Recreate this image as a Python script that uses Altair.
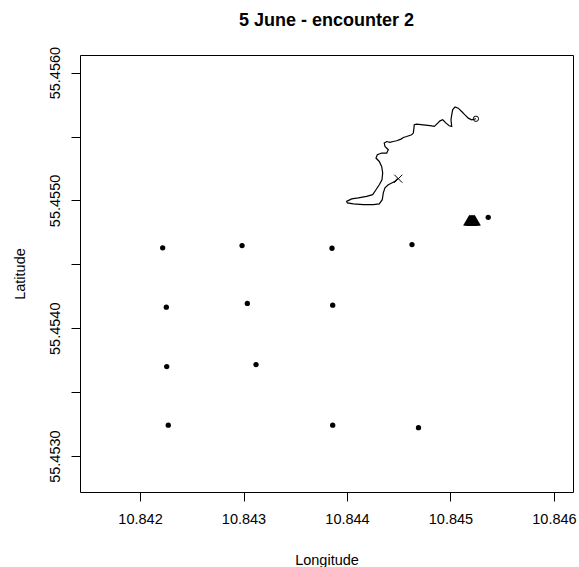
import altair as alt
import pandas as pd

# Station (grid) points
grid_lon = [10.842219, 10.842986, 10.843855, 10.844628, 10.842254, 10.843037, 10.843862,
            10.842258, 10.843121, 10.842273, 10.843862, 10.844691, 10.845365]
grid_lat = [55.454629, 55.454647, 55.454626, 55.454655, 55.454165, 55.454194, 55.454181,
            55.453700, 55.453716, 55.453242, 55.453242, 55.453222, 55.454868]

# Cluster of triangle positions
tri_lon = [10.845183, 10.845193, 10.845203, 10.845213, 10.845223, 10.845233]
tri_lat = [55.454846] * 6

# Track
track_lon = [10.845246, 10.845205, 10.845172, 10.845140, 10.845108, 10.845075, 10.845044,
             10.845021, 10.845012, 10.845005, 10.845012, 10.844988, 10.844957, 10.844925,
             10.844899, 10.844867, 10.844844, 10.844802, 10.844737, 10.844673, 10.844650,
             10.844647, 10.844641, 10.844625, 10.844577, 10.844544, 10.844522, 10.844480,
             10.844447, 10.844415, 10.844384, 10.844360, 10.844367, 10.844399, 10.844384,
             10.844335, 10.844293, 10.844280, 10.844312, 10.844335, 10.844345, 10.844338,
             10.844312, 10.844280, 10.844248, 10.844190, 10.844109, 10.844045, 10.843997,
             10.844003, 10.844061, 10.844158, 10.844254, 10.844312, 10.844341, 10.844351,
             10.844367, 10.844399, 10.844432, 10.844464, 10.844486, 10.844496]
track_lat = [55.455639, 55.455631, 55.455644, 55.455670, 55.455696, 55.455722, 55.455732,
             55.455709, 55.455670, 55.455631, 55.455579, 55.455584, 55.455605, 55.455631,
             55.455623, 55.455597, 55.455579, 55.455586, 55.455592, 55.455597, 55.455592,
             55.455566, 55.455527, 55.455514, 55.455500, 55.455493, 55.455480, 55.455467,
             55.455461, 55.455454, 55.455461, 55.455449, 55.455422, 55.455397, 55.455371,
             55.455371, 55.455358, 55.455332, 55.455305, 55.455266, 55.455215, 55.455162,
             55.455123, 55.455084, 55.455045, 55.455032, 55.455020, 55.455012, 55.454993,
             55.454981, 55.454973, 55.454967, 55.454967, 55.454973, 55.455006, 55.455059,
             55.455098, 55.455123, 55.455137, 55.455149, 55.455168, 55.455170]

start_lon = [10.845246]
start_lat = [55.455639]
end_lon = [10.844496]
end_lat = [55.455170]

x_ticks = [10.842, 10.843, 10.844, 10.845, 10.846]
y_ticks = [55.4530, 55.4535, 55.4540, 55.4545, 55.4550, 55.4555, 55.4560]
x_domain = [10.84142, 10.846184]
y_domain = [55.452719, 55.456138]

FONT = "Liberation Sans"

grid_df = pd.DataFrame({"lon": grid_lon, "lat": grid_lat})
tri_df = pd.DataFrame({"lon": tri_lon, "lat": tri_lat})
track_df = pd.DataFrame({"lon": track_lon, "lat": track_lat, "i": list(range(len(track_lon)))})
start_df = pd.DataFrame({"lon": start_lon, "lat": start_lat})
end_df = pd.DataFrame({"lon": end_lon, "lat": end_lat})

xenc = alt.X("lon:Q", scale=alt.Scale(domain=x_domain, nice=False, zero=False),
             axis=alt.Axis(title="Longitude", values=x_ticks, format=".3f",
                           tickSize=9, labelPadding=11, labelFontSize=14.5,
                           titleFontSize=14.5, titleFontWeight="normal",
                           titleBaseline="alphabetic", titleY=72))
yenc = alt.Y("lat:Q", scale=alt.Scale(domain=y_domain, nice=False, zero=False),
             axis=alt.Axis(title="Latitude", values=y_ticks,
                           labelExpr="round(datum.value*10000) % 10 == 0 ? format(datum.value, '.4f') : ''",
                           labelAngle=-90, labelAlign="center", labelBaseline="bottom",
                           tickSize=9, labelPadding=9, labelFontSize=14.5,
                           titleFontSize=14.5, titleFontWeight="normal",
                           titleBaseline="alphabetic", titleX=-56))

base_x = alt.X("lon:Q")
base_y = alt.Y("lat:Q")

track = alt.Chart(track_df).mark_line(color="black", strokeWidth=1.2).encode(
    x=xenc, y=yenc, order="i:Q")
grid = alt.Chart(grid_df).mark_point(filled=True, color="black", size=28, opacity=1).encode(
    x=base_x, y=base_y)
tris = alt.Chart(tri_df).mark_point(filled=True, color="black", shape="triangle-up",
                                    size=160, opacity=1).encode(x=base_x, y=base_y)
start = alt.Chart(start_df).mark_point(filled=False, color="black", size=28,
                                       strokeWidth=1, opacity=1).encode(x=base_x, y=base_y)
end = alt.Chart(end_df).mark_point(filled=False, color="black", size=64, strokeWidth=1,
                                   opacity=1, shape="M-1,-1L1,1M-1,1L1,-1").encode(
    x=base_x, y=base_y)

chart = alt.layer(track, grid, tris, start, end).properties(
    width=493, height=437,
    title=alt.TitleParams("5 June - encounter 2", font=FONT, fontSize=18,
                          fontWeight="bold", color="black", anchor="middle", offset=16),
    autosize=alt.AutoSizeParams(type="none"),
    padding={"left": 80, "top": 55, "right": 6, "bottom": 75},
).configure(
    font=FONT,
).configure_view(
    stroke="black", strokeWidth=1
).configure_axis(
    domain=False, grid=False, tickColor="black", labelColor="black", titleColor="black",
    labelFont=FONT, titleFont=FONT, tickWidth=1
)

chart.save("out.html", embed_options={"renderer": "svg", "actions": False})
- - - -
Omit the pictures, then repeat exactly each line from the beginning of the listing through the line with "tri_lat = [55.454846] * 6".

Recreate this image as a Python script that uses Altair.
import altair as alt
import pandas as pd

# Station (grid) points
grid_lon = [10.842219, 10.842986, 10.843855, 10.844628, 10.842254, 10.843037, 10.843862,
            10.842258, 10.843121, 10.842273, 10.843862, 10.844691, 10.845365]
grid_lat = [55.454629, 55.454647, 55.454626, 55.454655, 55.454165, 55.454194, 55.454181,
            55.453700, 55.453716, 55.453242, 55.453242, 55.453222, 55.454868]

# Cluster of triangle positions
tri_lon = [10.845183, 10.845193, 10.845203, 10.845213, 10.845223, 10.845233]
tri_lat = [55.454846] * 6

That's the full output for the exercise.